→ Work instructions:
Without the pictures, output the records below word for word.

Collected data:
::::

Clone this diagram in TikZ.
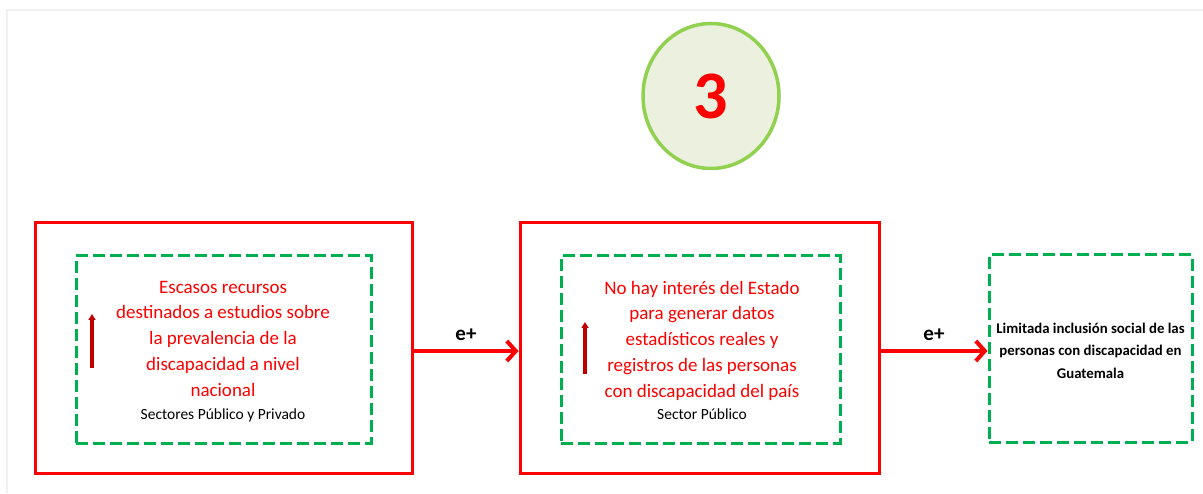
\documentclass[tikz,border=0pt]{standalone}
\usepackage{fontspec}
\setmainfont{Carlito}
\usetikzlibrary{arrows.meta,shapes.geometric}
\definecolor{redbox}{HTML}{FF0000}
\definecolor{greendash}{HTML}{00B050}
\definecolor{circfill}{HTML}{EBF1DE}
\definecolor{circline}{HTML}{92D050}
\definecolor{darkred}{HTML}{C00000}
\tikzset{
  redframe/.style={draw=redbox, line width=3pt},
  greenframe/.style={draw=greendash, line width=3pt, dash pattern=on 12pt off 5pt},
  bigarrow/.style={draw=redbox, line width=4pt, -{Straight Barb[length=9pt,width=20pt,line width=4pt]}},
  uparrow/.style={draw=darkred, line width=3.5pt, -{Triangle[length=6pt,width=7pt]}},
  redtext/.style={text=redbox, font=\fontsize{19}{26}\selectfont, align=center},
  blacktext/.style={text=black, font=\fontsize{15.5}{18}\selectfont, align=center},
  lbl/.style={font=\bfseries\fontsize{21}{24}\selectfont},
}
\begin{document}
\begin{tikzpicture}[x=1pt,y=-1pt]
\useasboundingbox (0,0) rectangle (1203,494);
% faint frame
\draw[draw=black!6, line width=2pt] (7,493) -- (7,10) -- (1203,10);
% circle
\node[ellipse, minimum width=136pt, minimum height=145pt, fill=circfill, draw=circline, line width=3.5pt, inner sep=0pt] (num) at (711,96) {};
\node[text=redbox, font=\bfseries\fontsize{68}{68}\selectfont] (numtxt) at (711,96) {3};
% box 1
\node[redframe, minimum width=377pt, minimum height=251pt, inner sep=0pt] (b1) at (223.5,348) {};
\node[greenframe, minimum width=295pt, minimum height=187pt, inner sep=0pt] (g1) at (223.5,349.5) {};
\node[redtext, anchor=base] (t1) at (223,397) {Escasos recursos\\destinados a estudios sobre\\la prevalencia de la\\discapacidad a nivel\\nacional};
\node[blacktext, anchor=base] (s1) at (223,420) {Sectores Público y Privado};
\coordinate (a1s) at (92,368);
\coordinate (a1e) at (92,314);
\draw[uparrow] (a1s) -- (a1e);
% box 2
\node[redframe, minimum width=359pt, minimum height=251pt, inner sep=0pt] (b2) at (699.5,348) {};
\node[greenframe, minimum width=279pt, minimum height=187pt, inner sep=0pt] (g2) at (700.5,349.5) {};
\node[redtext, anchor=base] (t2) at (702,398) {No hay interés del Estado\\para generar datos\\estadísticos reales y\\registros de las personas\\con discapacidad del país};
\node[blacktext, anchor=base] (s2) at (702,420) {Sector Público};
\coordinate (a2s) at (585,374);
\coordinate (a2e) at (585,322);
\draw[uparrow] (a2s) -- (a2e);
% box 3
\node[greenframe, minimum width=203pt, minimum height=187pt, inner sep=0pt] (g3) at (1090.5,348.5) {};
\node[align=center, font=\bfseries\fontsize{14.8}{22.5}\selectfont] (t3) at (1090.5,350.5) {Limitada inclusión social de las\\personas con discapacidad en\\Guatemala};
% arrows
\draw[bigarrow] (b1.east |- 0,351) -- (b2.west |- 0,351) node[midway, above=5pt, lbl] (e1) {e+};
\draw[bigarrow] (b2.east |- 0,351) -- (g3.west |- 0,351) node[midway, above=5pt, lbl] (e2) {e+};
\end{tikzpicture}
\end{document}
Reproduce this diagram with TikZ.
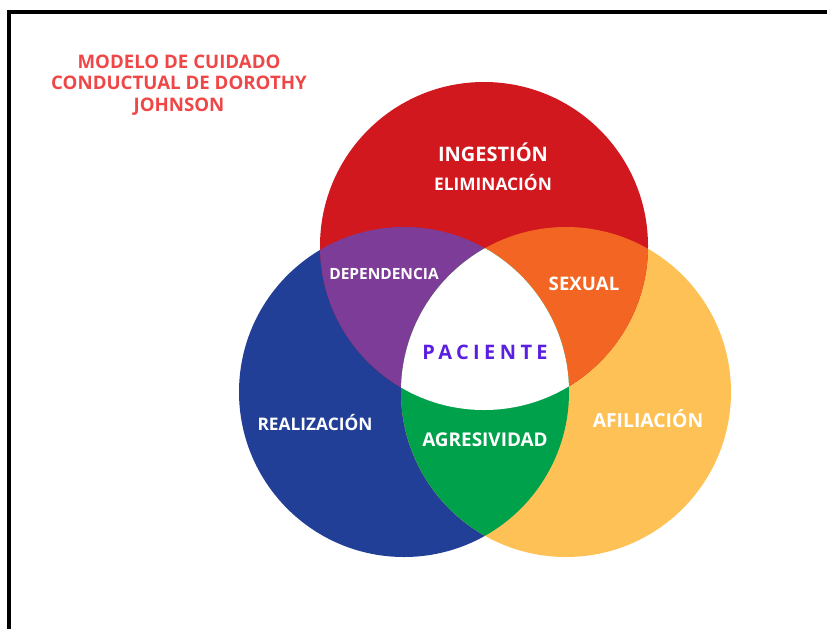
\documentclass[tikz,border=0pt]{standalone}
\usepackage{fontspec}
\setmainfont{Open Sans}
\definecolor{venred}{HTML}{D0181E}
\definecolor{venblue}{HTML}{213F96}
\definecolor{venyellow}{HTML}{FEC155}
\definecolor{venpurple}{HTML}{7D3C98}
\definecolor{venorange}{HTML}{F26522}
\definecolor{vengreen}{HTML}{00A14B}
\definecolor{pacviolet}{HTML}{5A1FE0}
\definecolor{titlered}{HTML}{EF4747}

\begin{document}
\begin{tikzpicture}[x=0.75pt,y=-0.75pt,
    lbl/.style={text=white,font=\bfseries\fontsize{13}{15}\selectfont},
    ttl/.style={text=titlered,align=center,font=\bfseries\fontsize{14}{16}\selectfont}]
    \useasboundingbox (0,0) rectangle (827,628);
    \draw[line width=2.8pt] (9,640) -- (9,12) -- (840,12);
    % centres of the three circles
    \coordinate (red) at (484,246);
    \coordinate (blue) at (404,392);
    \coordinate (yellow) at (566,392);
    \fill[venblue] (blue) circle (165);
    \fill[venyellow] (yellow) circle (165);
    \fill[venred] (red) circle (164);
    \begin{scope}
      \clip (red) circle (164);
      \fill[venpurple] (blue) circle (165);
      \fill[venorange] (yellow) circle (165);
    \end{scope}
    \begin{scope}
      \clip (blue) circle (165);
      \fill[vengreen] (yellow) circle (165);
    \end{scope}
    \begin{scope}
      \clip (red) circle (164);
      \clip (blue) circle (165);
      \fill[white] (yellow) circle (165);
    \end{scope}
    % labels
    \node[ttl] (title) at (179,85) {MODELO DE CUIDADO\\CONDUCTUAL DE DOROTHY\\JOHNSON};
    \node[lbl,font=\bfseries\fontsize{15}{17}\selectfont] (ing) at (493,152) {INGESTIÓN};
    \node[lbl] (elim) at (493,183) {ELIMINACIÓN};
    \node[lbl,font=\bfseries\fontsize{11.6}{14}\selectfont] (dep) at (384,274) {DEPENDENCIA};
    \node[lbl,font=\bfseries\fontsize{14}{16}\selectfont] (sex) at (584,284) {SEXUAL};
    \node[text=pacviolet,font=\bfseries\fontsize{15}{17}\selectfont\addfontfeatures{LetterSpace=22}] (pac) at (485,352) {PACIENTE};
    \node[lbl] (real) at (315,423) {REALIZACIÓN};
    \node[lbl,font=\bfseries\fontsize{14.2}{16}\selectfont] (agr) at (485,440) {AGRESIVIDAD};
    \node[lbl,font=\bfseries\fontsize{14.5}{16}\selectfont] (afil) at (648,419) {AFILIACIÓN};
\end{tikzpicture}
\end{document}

::::

→ Solution to this exercise:
Clone this diagram in TikZ.
\documentclass[tikz,border=0pt]{standalone}
\usepackage{fontspec}
\setmainfont{Carlito}
\usetikzlibrary{arrows.meta,shapes.geometric}
\definecolor{redbox}{HTML}{FF0000}
\definecolor{greendash}{HTML}{00B050}
\definecolor{circfill}{HTML}{EBF1DE}
\definecolor{circline}{HTML}{92D050}
\definecolor{darkred}{HTML}{C00000}
\tikzset{
  redframe/.style={draw=redbox, line width=3pt},
  greenframe/.style={draw=greendash, line width=3pt, dash pattern=on 12pt off 5pt},
  bigarrow/.style={draw=redbox, line width=4pt, -{Straight Barb[length=9pt,width=20pt,line width=4pt]}},
  uparrow/.style={draw=darkred, line width=3.5pt, -{Triangle[length=6pt,width=7pt]}},
  redtext/.style={text=redbox, font=\fontsize{19}{26}\selectfont, align=center},
  blacktext/.style={text=black, font=\fontsize{15.5}{18}\selectfont, align=center},
  lbl/.style={font=\bfseries\fontsize{21}{24}\selectfont},
}
\begin{document}
\begin{tikzpicture}[x=1pt,y=-1pt]
\useasboundingbox (0,0) rectangle (1203,494);
% faint frame
\draw[draw=black!6, line width=2pt] (7,493) -- (7,10) -- (1203,10);
% circle
\node[ellipse, minimum width=136pt, minimum height=145pt, fill=circfill, draw=circline, line width=3.5pt, inner sep=0pt] (num) at (711,96) {};
\node[text=redbox, font=\bfseries\fontsize{68}{68}\selectfont] (numtxt) at (711,96) {3};
% box 1
\node[redframe, minimum width=377pt, minimum height=251pt, inner sep=0pt] (b1) at (223.5,348) {};
\node[greenframe, minimum width=295pt, minimum height=187pt, inner sep=0pt] (g1) at (223.5,349.5) {};
\node[redtext, anchor=base] (t1) at (223,397) {Escasos recursos\\destinados a estudios sobre\\la prevalencia de la\\discapacidad a nivel\\nacional};
\node[blacktext, anchor=base] (s1) at (223,420) {Sectores Público y Privado};
\coordinate (a1s) at (92,368);
\coordinate (a1e) at (92,314);
\draw[uparrow] (a1s) -- (a1e);
% box 2
\node[redframe, minimum width=359pt, minimum height=251pt, inner sep=0pt] (b2) at (699.5,348) {};
\node[greenframe, minimum width=279pt, minimum height=187pt, inner sep=0pt] (g2) at (700.5,349.5) {};
\node[redtext, anchor=base] (t2) at (702,398) {No hay interés del Estado\\para generar datos\\estadísticos reales y\\registros de las personas\\con discapacidad del país};
\node[blacktext, anchor=base] (s2) at (702,420) {Sector Público};
\coordinate (a2s) at (585,374);
\coordinate (a2e) at (585,322);
\draw[uparrow] (a2s) -- (a2e);
% box 3
\node[greenframe, minimum width=203pt, minimum height=187pt, inner sep=0pt] (g3) at (1090.5,348.5) {};
\node[align=center, font=\bfseries\fontsize{14.8}{22.5}\selectfont] (t3) at (1090.5,350.5) {Limitada inclusión social de las\\personas con discapacidad en\\Guatemala};
% arrows
\draw[bigarrow] (b1.east |- 0,351) -- (b2.west |- 0,351) node[midway, above=5pt, lbl] (e1) {e+};
\draw[bigarrow] (b2.east |- 0,351) -- (g3.west |- 0,351) node[midway, above=5pt, lbl] (e2) {e+};
\end{tikzpicture}
\end{document}
Reproduce this diagram with TikZ.
\documentclass[tikz,border=0pt]{standalone}
\usepackage{fontspec}
\setmainfont{Open Sans}
\definecolor{venred}{HTML}{D0181E}
\definecolor{venblue}{HTML}{213F96}
\definecolor{venyellow}{HTML}{FEC155}
\definecolor{venpurple}{HTML}{7D3C98}
\definecolor{venorange}{HTML}{F26522}
\definecolor{vengreen}{HTML}{00A14B}
\definecolor{pacviolet}{HTML}{5A1FE0}
\definecolor{titlered}{HTML}{EF4747}

\begin{document}
\begin{tikzpicture}[x=0.75pt,y=-0.75pt,
    lbl/.style={text=white,font=\bfseries\fontsize{13}{15}\selectfont},
    ttl/.style={text=titlered,align=center,font=\bfseries\fontsize{14}{16}\selectfont}]
    \useasboundingbox (0,0) rectangle (827,628);
    \draw[line width=2.8pt] (9,640) -- (9,12) -- (840,12);
    % centres of the three circles
    \coordinate (red) at (484,246);
    \coordinate (blue) at (404,392);
    \coordinate (yellow) at (566,392);
    \fill[venblue] (blue) circle (165);
    \fill[venyellow] (yellow) circle (165);
    \fill[venred] (red) circle (164);
    \begin{scope}
      \clip (red) circle (164);
      \fill[venpurple] (blue) circle (165);
      \fill[venorange] (yellow) circle (165);
    \end{scope}
    \begin{scope}
      \clip (blue) circle (165);
      \fill[vengreen] (yellow) circle (165);
    \end{scope}
    \begin{scope}
      \clip (red) circle (164);
      \clip (blue) circle (165);
      \fill[white] (yellow) circle (165);
    \end{scope}
    % labels
    \node[ttl] (title) at (179,85) {MODELO DE CUIDADO\\CONDUCTUAL DE DOROTHY\\JOHNSON};
    \node[lbl,font=\bfseries\fontsize{15}{17}\selectfont] (ing) at (493,152) {INGESTIÓN};
    \node[lbl] (elim) at (493,183) {ELIMINACIÓN};
    \node[lbl,font=\bfseries\fontsize{11.6}{14}\selectfont] (dep) at (384,274) {DEPENDENCIA};
    \node[lbl,font=\bfseries\fontsize{14}{16}\selectfont] (sex) at (584,284) {SEXUAL};
    \node[text=pacviolet,font=\bfseries\fontsize{15}{17}\selectfont\addfontfeatures{LetterSpace=22}] (pac) at (485,352) {PACIENTE};
    \node[lbl] (real) at (315,423) {REALIZACIÓN};
    \node[lbl,font=\bfseries\fontsize{14.2}{16}\selectfont] (agr) at (485,440) {AGRESIVIDAD};
    \node[lbl,font=\bfseries\fontsize{14.5}{16}\selectfont] (afil) at (648,419) {AFILIACIÓN};
\end{tikzpicture}
\end{document}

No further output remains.